Kate Claxton was an American actress. During her career, she performed on the stage of the Fifth Avenue Theatre, A. M. Palmer's Union Square Theatre and McVicker’s Theatre and the Brooklyn Theatre.
Background
Kate Claxton was born on August 24, 1848 in Somerville, New Jersey, United States. He was the daughter of Spencer Wallace Cone, a lawyer whose literary inclinations led him to spend more time in the writing of plays, editorial work, and speaking in public, than at the bar. Her grandfather, the Reverend Spencer H. Cone, had been an actor before he became a clergyman. Her mother was Josephine Martinez, daughter of a Spaniard, Tomas Martinez, and of Margaret Terry.
Education
Kate was educated at private schools in New York.
Career
Claxton's early stage aspirations received no parental encouragement, and she went to Chicago, where she thought there would be less family opposition to her desire to become an actress, and in that city, at the Dearborn Street Theatre, on December 21, 1869, she made her debut as Mary Blake in Andy Blake. A week later she joined Lotta’s company at McVicker’s Theatre in Chicago, and before long she was back in New York, a full-fledged actress. She joined Augustin Daly’s company at the Fifth Avenue Theatre, where she first appeared on September 13, 1870, as Jo, in Man and Wife. She remained there through more than two seasons, but rarely played anything but inconspicuous characters.

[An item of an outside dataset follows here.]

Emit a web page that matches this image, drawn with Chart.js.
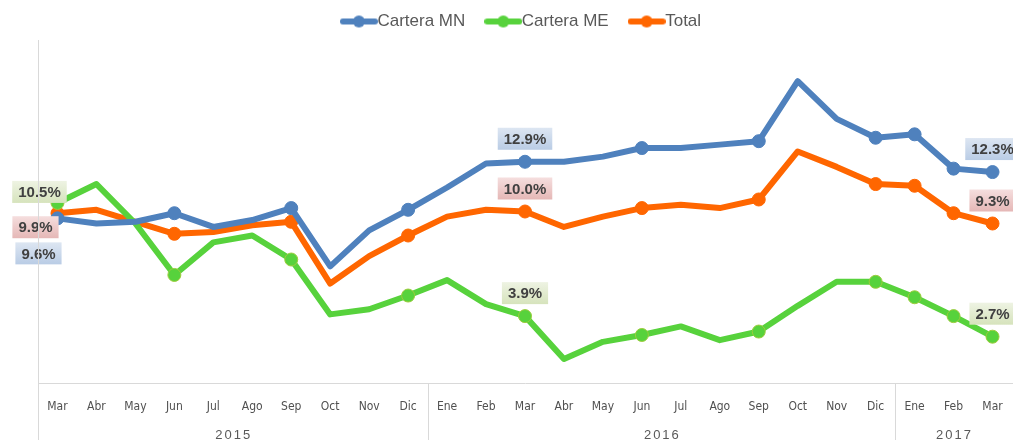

An engagement by A. M. Palmer at the Union Square Theatre, during which she acted Mathilde in Led Astray, resulted in her being cast for the part of Louise, the blind girl, in The Two Orphans. This melodrama from the French, in which there is abundant action, pathos, bitter anguish, and a conflict between love and duty, was produced on December 26, 1874. For the rest of her life she was identified with this play throughout the country. She was acting in it in 1876, at the Brooklyn Theatre on the evening it was destroyed by fire with a loss of more than two hundred lives. She sought other plays and characters, notably: The World Against Her, Booties’s Baby, The Sea of Ice, and Cruel London, but the public invariably demanded her Louise in The Two Orphans and nothing else. In that character she had the advantage of the sympathy of impressionable audiences for a hapless girl, placed in a series of overwhelming misfortunes from which she emerged triumphant, and she played it always, in later life as well as in youth, with a simplicity that won the hearts of multitudes.
Achievements
Claxton became prominent for her role of Louise in the play "The Two Orphans". She was considered one of the best emotional actresses of her time.
Connections
In 1878 Claxton was married to Charles A. Stevenson, an English actor who was for many years a member of her company. Their marriage was annulled in 1911.